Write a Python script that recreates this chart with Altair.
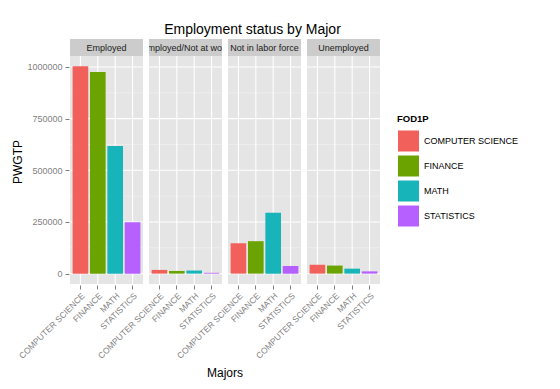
import altair as alt
import pandas as pd

statuses = ["Employed", "Employed/Not at work", "Not in labor force", "Unemployed"]
majors = ["COMPUTER SCIENCE", "FINANCE", "MATH", "STATISTICS"]
employed = [1003000, 976000, 618000, 249000]
not_at_work = [18000, 13000, 15000, 4000]
not_in_lf = [147000, 157000, 295000, 37000]
unemployed = [43000, 39000, 24000, 11000]
colors = ["#F2605B", "#6BA300", "#17B5BA", "#B660FF"]
y_ticks = [0, 250000, 500000, 750000, 1000000]
minor_ticks = [125000, 375000, 625000, 875000]

rows = []
for st, vals in zip(statuses, [employed, not_at_work, not_in_lf, unemployed]):
    for m, v in zip(majors, vals):
        rows.append({"Status": st, "Major": m, "PWGTP": v})
df = pd.DataFrame(rows)

W = 73
STRIP = 17
PH = 228
H = PH + STRIP
lo, hi = -50150, 1053150
top = hi + (hi - lo) * STRIP / PH
FONT = "Liberation Sans"

xscale = alt.Scale(paddingInner=0.1, paddingOuter=0.15)
yscale = alt.Scale(domain=[lo, top], nice=False, zero=False)
yaxis = alt.Axis(title="PWGTP", values=y_ticks, format="d", labelFontSize=9,
                 labelColor="#7F7F7F", tickColor="#7F7F7F", tickSize=4, domain=False,
                 grid=False, titleFontSize=12, titleFontWeight="normal", titleColor="black",
                 labelPadding=3, titlePadding=2)
xaxis = alt.Axis(title=None, labelAngle=-45, labelFontSize=8.5, labelColor="#7F7F7F",
                 tickColor="#7F7F7F", tickSize=4, domain=False, grid=False,
                 bandPosition=0.5, labelPadding=2)


def grid_base():
    return alt.Chart().transform_aggregate(n="count()", groupby=["Status"])


minor = grid_base().transform_calculate(m=str(minor_ticks)).transform_flatten(["m"]).mark_rule(
    color="#F2F2F2", strokeWidth=0.6
).encode(y=alt.Y("m:Q", scale=yscale, axis=yaxis), x=alt.value(0), x2=alt.value(W))

major = grid_base().transform_calculate(m=str(y_ticks)).transform_flatten(["m"]).mark_rule(
    color="white", strokeWidth=1.1
).encode(y=alt.Y("m:Q", scale=yscale, axis=yaxis), x=alt.value(0), x2=alt.value(W))

vgrid = alt.Chart().mark_rule(color="white", strokeWidth=1.1).encode(
    x=alt.X("Major:N", scale=xscale, sort=majors, axis=xaxis),
    y=alt.value(STRIP), y2=alt.value(H),
)

bars = alt.Chart().mark_bar().encode(
    x=alt.X("Major:N", scale=xscale, sort=majors, axis=xaxis),
    y=alt.Y("PWGTP:Q", scale=yscale, axis=yaxis),
    color=alt.Color("Major:N", sort=majors, scale=alt.Scale(domain=majors, range=colors),
                    legend=alt.Legend(title="FOD1P", symbolType="square", symbolSize=484,
                                      symbolStrokeColor="white", symbolStrokeWidth=1,
                                      symbolOpacity=1, labelFontSize=9, titleFontSize=9.5,
                                      titleFontWeight="bold", rowPadding=-4.5,
                                      orient="none", legendX=327, legendY=75,
                                      labelColor="black", titleColor="black",
                                      titlePadding=6)),
)

strip = grid_base().mark_rect(color="#CCCCCC").encode(
    x=alt.value(0), x2=alt.value(W), y=alt.value(0), y2=alt.value(STRIP)
)

strip_text = grid_base().mark_text(clip=True, fontSize=9, color="#1A1A1A", baseline="middle",
                                   align="center", font=FONT).encode(
    text="Status:N", x=alt.value(W / 2), y=alt.value(STRIP / 2 + 0.5)
)

layer = alt.layer(minor, major, vgrid, bars, strip, strip_text).properties(width=W, height=H)

chart = layer.facet(
    column=alt.Column("Status:N", sort=statuses,
                      header=alt.Header(labels=False, title="Majors", titleOrient="bottom",
                                        titleFontSize=12, titleFontWeight="normal",
                                        titleColor="black", titlePadding=-2)),
    data=df,
).properties(
    spacing=4,
    padding={"left": 3, "top": 15, "right": 5, "bottom": 5},
    title=alt.Title("Employment status by Major", fontSize=14, fontWeight="normal",
                    color="black", anchor="middle", offset=2, dx=-13),
).configure(font=FONT).configure_view(fill="#E5E5E5", stroke=None)

chart.save("out.html", embed_options={"renderer": "svg", "actions": False})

- - -

§ **Challenge**:
Skip the pictures, please, and transcribe only the lines from the beginning of the material through the one that contains "import pandas as pd".

§ **Complete answer**:
Write a Python script that recreates this chart with Altair.
import altair as alt
import pandas as pd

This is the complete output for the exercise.